(Rows from a dataset of charts and code)
--------------------

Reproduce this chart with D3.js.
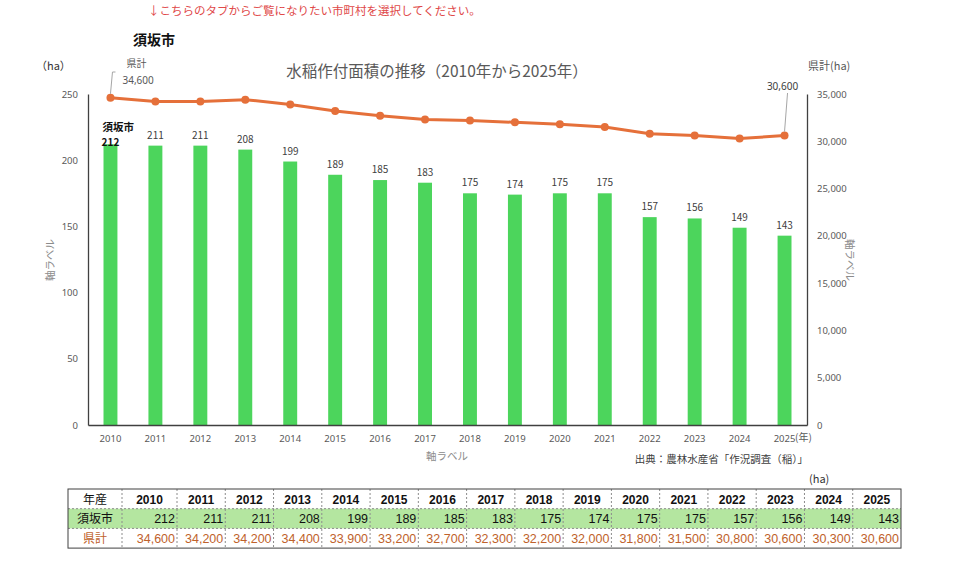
<!DOCTYPE html>
<meta charset="utf-8">
<script src="https://d3js.org/d3.v7.min.js"></script>
<style>
  body { margin: 0; background: #fff; }
  svg text { font-family: "Noto Sans CJK JP", "Noto Sans", sans-serif; }
</style>
<div id="my_dataviz"></div>
<script>
var years = ["2010", "2011", "2012", "2013", "2014", "2015", "2016", "2017",
             "2018", "2019", "2020", "2021", "2022", "2023", "2024", "2025"]
var cityValues = [212, 211, 211, 208, 199, 189, 185, 183, 175, 174, 175, 175, 157, 156, 149, 143]
var prefValues = [34600, 34200, 34200, 34400, 33900, 33200, 32700, 32300,
                  32200, 32000, 31800, 31500, 30800, 30600, 30300, 30600]
var leftTicks = [0, 50, 100, 150, 200, 250]
var rightTicks = [0, 5000, 10000, 15000, 20000, 25000, 30000, 35000]
var cityName = "須坂市"
var prefName = "県計"

var width = 960, height = 569
var plot = { left: 88, right: 807, top: 94, bottom: 425 }
var grey = "#595959"
var barColor = "#4cd55c"
var lineColor = "#e5703a"

var svg = d3.select("#my_dataviz")
  .append("svg")
  .attr("width", width)
  .attr("height", height)

// scales
var x = d3.scaleBand()
  .domain(years)
  .range([plot.left, plot.right])
  .paddingInner(0.69)
  .paddingOuter(0.345)
var xc = function(d) { return x(d) + x.bandwidth() / 2 }
var yL = d3.scaleLinear().domain([0, 250]).range([plot.bottom, plot.top])
var yR = d3.scaleLinear().domain([0, 35000]).range([plot.bottom, plot.top])

// top texts
svg.append("text").attr("x", 148).attr("y", 15)
  .attr("font-size", 11.5).attr("fill", "#e04848")
  .text("↓こちらのタブからご覧になりたい市町村を選択してください。")
svg.append("text").attr("x", 133).attr("y", 45)
  .attr("font-size", 14).attr("font-weight", "bold").attr("fill", "#111")
  .text(cityName)
svg.append("text").attr("x", 437).attr("y", 77).attr("text-anchor", "middle")
  .attr("font-size", 15.5).attr("fill", grey)
  .text("水稲作付面積の推移（2010年から2025年）")
svg.append("text").attr("x", 36).attr("y", 70)
  .attr("font-size", 11).attr("fill", "#333").text("（ha）")
svg.append("text").attr("x", 808).attr("y", 70)
  .attr("font-size", 11).attr("fill", grey).text("県計(ha)")

// bars
svg.selectAll(".bar")
  .data(years)
  .enter()
  .append("rect")
  .attr("x", function(d) { return x(d) })
  .attr("width", x.bandwidth())
  .attr("y", function(d, i) { return yL(cityValues[i]) })
  .attr("height", function(d, i) { return yL(0) - yL(cityValues[i]) })
  .attr("fill", barColor)

// bar labels
svg.selectAll(".blab")
  .data(years)
  .enter()
  .append("text")
  .attr("x", xc)
  .attr("y", function(d, i) { return i == 0 ? yL(cityValues[i]) + 2 : yL(cityValues[i]) - 7 })
  .attr("text-anchor", "middle")
  .attr("font-size", 10)
  .attr("font-weight", function(d, i) { return i == 0 ? "bold" : "normal" })
  .attr("fill", function(d, i) { return i == 0 ? "#111" : "#404040" })
  .text(function(d, i) { return cityValues[i] })
svg.append("text").attr("x", xc(years[0]) - 8).attr("y", yL(cityValues[0]) - 13)
  .attr("font-size", 10.5).attr("font-weight", "bold").attr("fill", "#111")
  .text(cityName)

// axes
var axisColor = "#404040"
var gL = svg.append("g").attr("transform", "translate(" + plot.left + ",0)")
  .call(d3.axisLeft(yL).tickValues(leftTicks).tickSize(0).tickPadding(10))
var gR = svg.append("g").attr("transform", "translate(" + plot.right + ",0)")
  .call(d3.axisRight(yR).tickValues(rightTicks).tickSize(0).tickPadding(10)
    .tickFormat(d3.format(",")))
var gB = svg.append("g").attr("transform", "translate(0," + plot.bottom + ")")
  .call(d3.axisBottom(x).tickSize(0).tickPadding(10))
;[gL, gR, gB].forEach(function(g) {
  g.select(".domain").attr("stroke", axisColor).attr("stroke-width", 1.3)
  g.selectAll("text").attr("fill", grey).attr("font-size", 9.5)
    .style("font-family", "'Noto Sans', sans-serif")
})

svg.append("text").attr("x", 795).attr("y", 441)
  .attr("font-size", 10).attr("fill", grey).text("(年)")
svg.append("text").attr("x", 447).attr("y", 460).attr("text-anchor", "middle")
  .attr("font-size", 10.5).attr("fill", "#8c8c8c").text("軸ラベル")
svg.append("text").attr("x", 808).attr("y", 463).attr("text-anchor", "end")
  .attr("font-size", 10.5).attr("fill", "#404040").text("出典：農林水産省「作況調査（稲）」")
svg.append("text").attr("transform", "translate(54,260) rotate(-90)")
  .attr("text-anchor", "middle").attr("font-size", 10.5).attr("fill", "#8c8c8c").text("軸ラベル")
svg.append("text").attr("transform", "translate(846,260) rotate(90)")
  .attr("text-anchor", "middle").attr("font-size", 10.5).attr("fill", "#8c8c8c").text("軸ラベル")

// line
var line = d3.line()
  .x(function(d, i) { return xc(years[i]) })
  .y(function(d) { return yR(d) })
svg.append("path")
  .datum(prefValues)
  .attr("d", line)
  .attr("fill", "none")
  .attr("stroke", lineColor)
  .attr("stroke-width", 3)
svg.selectAll(".dot")
  .data(prefValues)
  .enter()
  .append("circle")
  .attr("cx", function(d, i) { return xc(years[i]) })
  .attr("cy", function(d) { return yR(d) })
  .attr("r", 4)
  .attr("fill", lineColor)

// line labels with leader lines
var fmt = d3.format(",")
var first = xc(years[0]), last = xc(years[years.length - 1])
svg.append("path")
  .attr("d", "M" + first + "," + (yR(prefValues[0]) - 4) + "L" + (first + 2) + ",72h3")
  .attr("fill", "none").attr("stroke", "#a6a6a6")
svg.append("text").attr("x", first + 16).attr("y", 67)
  .attr("font-size", 10).attr("fill", grey).text(prefName)
svg.append("text").attr("x", first + 12).attr("y", 84)
  .attr("font-size", 10).attr("fill", grey).style("font-family", "'Noto Sans', sans-serif")
  .text(fmt(prefValues[0]))
svg.append("line")
  .attr("x1", last).attr("y1", yR(prefValues[15]) - 4)
  .attr("x2", last + 3).attr("y2", 93)
  .attr("stroke", "#a6a6a6")
svg.append("text").attr("x", last - 2).attr("y", 90).attr("text-anchor", "middle")
  .attr("font-size", 10).attr("fill", "#404040").style("font-family", "'Noto Sans', sans-serif")
  .text(fmt(prefValues[15]))

// table
svg.append("text").attr("x", 809).attr("y", 483)
  .attr("font-size", 11).attr("fill", "#333").text("(ha)")
var tbl = { left: 68, right: 901, top: 489, rowH: 19.7, labelW: 54, firstW: 55 }
var colW = (tbl.right - tbl.left - tbl.labelW - tbl.firstW) / (years.length - 1)
var colX = function(i) { return i == 0 ? tbl.left + tbl.labelW : tbl.left + tbl.labelW + tbl.firstW + (i - 1) * colW }
var colR = function(i) { return i == 0 ? tbl.left + tbl.labelW + tbl.firstW : colX(i) + colW }
var tg = svg.append("g")
tg.append("rect").attr("x", tbl.left).attr("y", tbl.top + tbl.rowH)
  .attr("width", tbl.right - tbl.left).attr("height", tbl.rowH).attr("fill", "#b4e6a0")
// inner dashed lines
years.forEach(function(d, i) {
  tg.append("line").attr("x1", colX(i)).attr("x2", colX(i))
    .attr("y1", tbl.top).attr("y2", tbl.top + 3 * tbl.rowH)
    .attr("stroke", "#8c8c8c").attr("stroke-dasharray", "2,2")
})
;[1, 2].forEach(function(r) {
  tg.append("line").attr("x1", tbl.left).attr("x2", tbl.right)
    .attr("y1", tbl.top + r * tbl.rowH).attr("y2", tbl.top + r * tbl.rowH)
    .attr("stroke", "#8c8c8c").attr("stroke-dasharray", "2,2")
})
tg.append("rect").attr("x", tbl.left).attr("y", tbl.top)
  .attr("width", tbl.right - tbl.left).attr("height", 3 * tbl.rowH)
  .attr("fill", "none").attr("stroke", "#404040").attr("stroke-width", 1)

var rowLabels = ["年産", cityName, prefName]
var rowColors = ["#111", "#111", "#c0622b"]
rowLabels.forEach(function(lab, r) {
  tg.append("text").attr("x", tbl.left + tbl.labelW / 2).attr("y", tbl.top + r * tbl.rowH + 14.5)
    .attr("text-anchor", "middle").attr("font-size", 12).attr("fill", rowColors[r])
    .text(lab)
})
tg.selectAll(".yh").data(years).enter().append("text")
  .attr("x", function(d, i) { return (colX(i) + colR(i)) / 2 })
  .attr("y", tbl.top + 14.5).attr("text-anchor", "middle")
  .attr("font-size", 12).attr("font-weight", "bold").attr("fill", "#111")
  .style("font-family", "'Liberation Sans', sans-serif")
  .text(function(d) { return d })
tg.selectAll(".cv").data(cityValues).enter().append("text")
  .attr("x", function(d, i) { return colR(i) - 2 })
  .attr("y", tbl.top + tbl.rowH + 14.5).attr("text-anchor", "end")
  .attr("font-size", 12.5).attr("fill", "#111")
  .style("font-family", "'Liberation Sans', sans-serif")
  .text(function(d) { return d })
tg.selectAll(".pv").data(prefValues).enter().append("text")
  .attr("x", function(d, i) { return colR(i) - 2 })
  .attr("y", tbl.top + 2 * tbl.rowH + 14.5).attr("text-anchor", "end")
  .attr("font-size", 12.5).attr("fill", "#c0622b")
  .style("font-family", "'Liberation Sans', sans-serif")
  .text(function(d) { return fmt(d) })
</script>
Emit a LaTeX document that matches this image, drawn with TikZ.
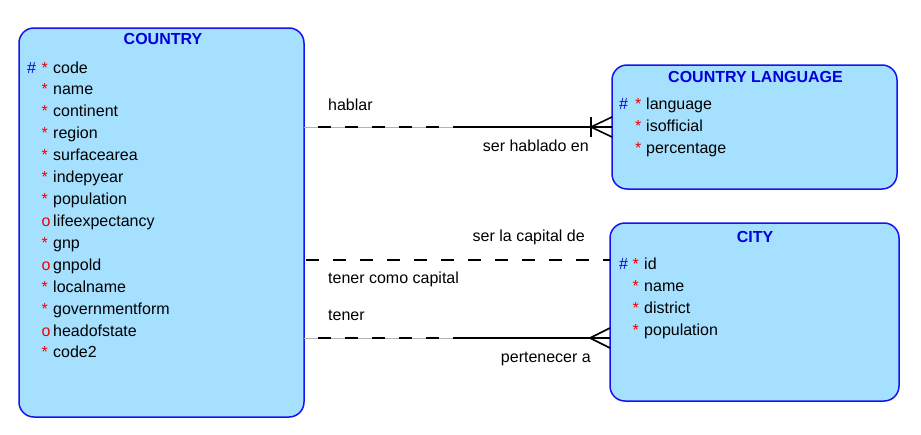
\documentclass[tikz,border=0pt]{standalone}
\usepackage{fontspec}
\setmainfont{Liberation Sans}
\usetikzlibrary{calc}
\definecolor{boxfill}{RGB}{166,224,255}
\definecolor{boxline}{RGB}{20,20,240}
\definecolor{titleblue}{RGB}{0,0,220}
\definecolor{keyblue}{RGB}{0,0,230}
\definecolor{reqred}{RGB}{240,0,0}
\begin{document}
\begin{tikzpicture}[x=1pt,y=-1pt,
  entity/.style={draw=boxline, fill=boxfill, line width=1.5pt, rounded corners=15pt, anchor=north west, inner sep=0pt, outer sep=0pt},
  ttl/.style={font=\fontsize{16pt}{19pt}\selectfont\bfseries, text=titleblue, anchor=base, inner sep=0pt},
  attr/.style={font=\fontsize{16pt}{19pt}\selectfont, anchor=base west, inner sep=0pt},
  pk/.style={attr, text=keyblue},
  rq/.style={attr, text=reqred},
  lblw/.style={font=\fontsize{16pt}{19pt}\selectfont, inner sep=0pt, anchor=base west},
  lble/.style={font=\fontsize{16pt}{19pt}\selectfont, inner sep=0pt, anchor=base east},
  rel/.style={line width=1.6pt, black},
  guide/.style={line width=0.8pt, black!30},
  dashrel/.style={rel, dash pattern=on 13pt off 14pt}
]
\useasboundingbox (0,0) rectangle (921,434);

% entities
\node[entity, minimum width=285pt, minimum height=389pt] (country) at (19,28) {};
\node[entity, minimum width=285pt, minimum height=124pt] (lang) at (612,65) {};
\node[entity, minimum width=289pt, minimum height=178pt] (city) at (610,223) {};

% titles
\node[ttl] (country-t) at (163,44) {COUNTRY};
\node[ttl] (lang-t) at (755.5,82) {COUNTRY LANGUAGE};
\node[ttl] (city-t) at (755,242) {CITY};

% COUNTRY attributes
\node[pk] (co-k) at (27,73) {\#};
\foreach \m/\t [count=\i from 0] in {*/code, */name, */continent, */region, */surfacearea, */indepyear, */population, o/lifeexpectancy, */gnp, o/gnpold, */localname, */governmentform, o/headofstate, */code2} {
  \node[attr] (co-a\i) at (53,{73+21.92*\i}) {\t};
  \node[rq] (co-m\i) at (41.5,{73+21.92*\i}) {\m};
}

% COUNTRY LANGUAGE attributes
\node[pk] (la-k) at (619,109) {\#};
\foreach \t [count=\i from 0] in {language, isofficial, percentage} {
  \node[attr] (la-a\i) at (646,{109+22*\i}) {\t};
  \node[rq] (la-m\i) at (635,{109+22*\i}) {*};
}

% CITY attributes
\node[pk] (ci-k) at (619,269) {\#};
\foreach \t [count=\i from 0] in {id, name, district, population} {
  \node[attr] (ci-a\i) at (644,{269+22*\i}) {\t};
  \node[rq] (ci-m\i) at (632.5,{269+22*\i}) {*};
}

% relation 1: country -- language
\path (country.east |- lang.west) coordinate (r1s) ++(150,0) coordinate (r1m);
\path (lang.west) ++(-21,0) coordinate (r1f);
\draw[guide] (r1s) -- (r1m);
\draw[dashrel, dash phase=13pt] (r1s) -- (r1m);
\draw[rel] (r1m) -- (lang.west);
\draw[rel] ($(r1f)+(0,-10)$) -- ($(r1f)+(0,10)$);
\draw[rel] ($(lang.west)+(0,-10)$) -- (r1f) -- ($(lang.west)+(0,10)$);
\node[lblw] (l-hablar) at (328,110) {hablar};
\node[lble] (l-serhab) at (589,151) {ser hablado en};

% relation 2: capital
\path (city.north west) ++(0,37) coordinate (r2e);
\draw[dashrel, dash phase=25pt] (country.east |- r2e) -- (r2e);
\node[lble] (l-sercap) at (585,241) {ser la capital de};
\node[lblw] (l-tenercap) at (328,283) {tener como capital};

% relation 3: country -- city
\path (city.north west) ++(0,115) coordinate (r3e);
\path (country.east |- r3e) coordinate (r3s) ++(150,0) coordinate (r3m);
\path (r3e) ++(-20,0) coordinate (r3f);
\draw[guide] (r3s) -- (r3m);
\draw[dashrel, dash phase=13pt] (r3s) -- (r3m);
\draw[rel] (r3m) -- (r3e);
\draw[rel] ($(r3e)+(0,-10)$) -- (r3f) -- ($(r3e)+(0,10)$);
\node[lblw] (l-tener) at (328,320) {tener};
\node[lble] (l-pert) at (591,362) {pertenecer a};
\end{tikzpicture}
\end{document}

--------------------

◆ **Goal**
Look through the listing above and count the lines where the string "this" appears. Report the number only.

◆ **Full output**
2